In concreto, si tratta di garantire che ogni cittadino si formi e si riformi continuamente al piu’ alto standard possibile. In tal caso la quantita’ di individui che avra’ bisogno di tutele assistenziali sara’ minima. E quei soldi che si spendono in tale investimento sul capitale umano ritornano moltiplicati in forma di crescita del mercato e di percezione che questa continuera’ nel futuro. Un guadagno netto. Se, invece, spendo poco per l’educazione dei giovani e tanto per assisterli perche’ il loro valore di mercato non e’ stato costruito bene, allora tutti abbiamo una perdita.  Si tratta solo di inserire il ciclo di formazione del capitale umano come massima priorita’ in un modello di Stato specificato come fornitore di garanzie positive, cioe’ di sostegno indiretto al mercato. Non e’, francamente, un concetto difficile. E contiene la possibilita’ di risolvere in forma espansiva (cioe’senza ricorrere a garanzie sottrattive) il problema di bilanciare creazione e diffusione sociale della ricchezza. Per un modello dettagliato basato su questo approccio si veda il mio libro “Lo Stato della crescita” (Sperling & Kupfer, 2000) ed altri materiali su: www.carlopelanda.com.

 

 5. Il problema di transizione. Ma non appare facile trasformare concretamente e velocemente gli Stati sociali esistenti, e quelli liberalizzati, in nuovi “Stati della crescita”. Ed e’ comprensibile. Non si tratta solo di “spendere qualche soldo in piu’ per la scuola”, come qualcuno sta banalizzando. Il nuovo modello implica una completa riallocazione delle risorse fiscali a favore di investimenti individualizzati di grande entita’. Perche’ la somministrazione – iniziale e continua nel resto della vita - di alti standard educativi a livello di massa implica l’impegno della maggioranza delle risorse pubbliche nell’ambito del criterio di ridurre al minimo possibile i pesi fiscali per favorire l’espansione economica. Per esempio, meno tasse e la maggior parte dei proventi pubblici indirizzati ad investimenti diretti, persona per persona, per costruirne la qualita’ economica significa cancellare la spesa statale in altri settori. Un incubo sul piano del consenso per il politico che deve gestire tale transizione. E forse per questo il concetto di investimento sul capitale umano come priorita’ delle garanzie pubbliche, pur sensato, non e’ ancora riuscito ad emergere pienamente nonostante i molti che da anni lo propongono e lo teorizzano. E’ troppo difficile cambiare l’esistente e quindi le nuove idee riformatrici restano nel cassetto. O passano, ma solo in forma debole e retorica, non come nuovo principio centrale - costituzionale, forte -  del nuovo Stato. E cosi’ la soluzione espansiva al problema di gap ancora non si vede nemmeno sulla carta perche’ il lato delle garanzie rimane sottrattivo (negli Stati sociali) o insufficiente (negli Stati piu’ liberalizzati), ambedue i modelli pericolosamente sottodimensionati per reggere l’espansione futura del mercato e la speranza di ottenere il capitalismo di massa.
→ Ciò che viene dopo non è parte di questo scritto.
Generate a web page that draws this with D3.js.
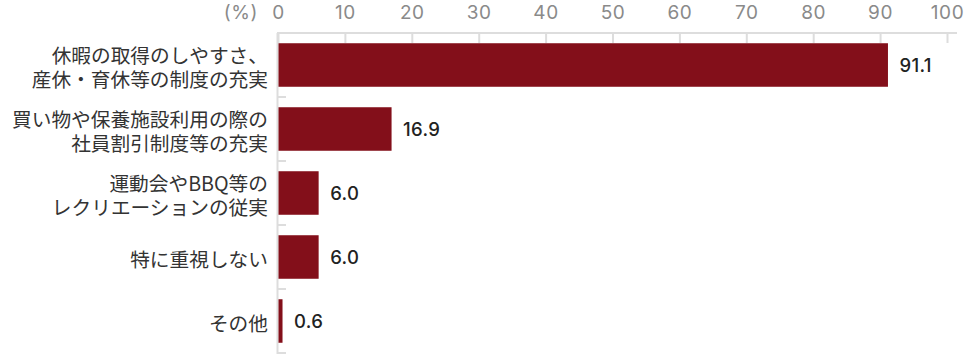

Per sbloccare questa situazione di impasse sara’ necessario specificare meglio gli aspetti tecnici del nuovo modello di Stato a cui si puo’arrivare. I problemi di transizione, infatti, possono essere molto attutiti dalla chiarezza e consenso su quello che si puo’ avere nel futuro. Spero di aver dato qui i motivi di urgenza ed alcune linee guida per stimolare un concorso di idee utile a delineare le nuove istituzioni politiche per la crescita.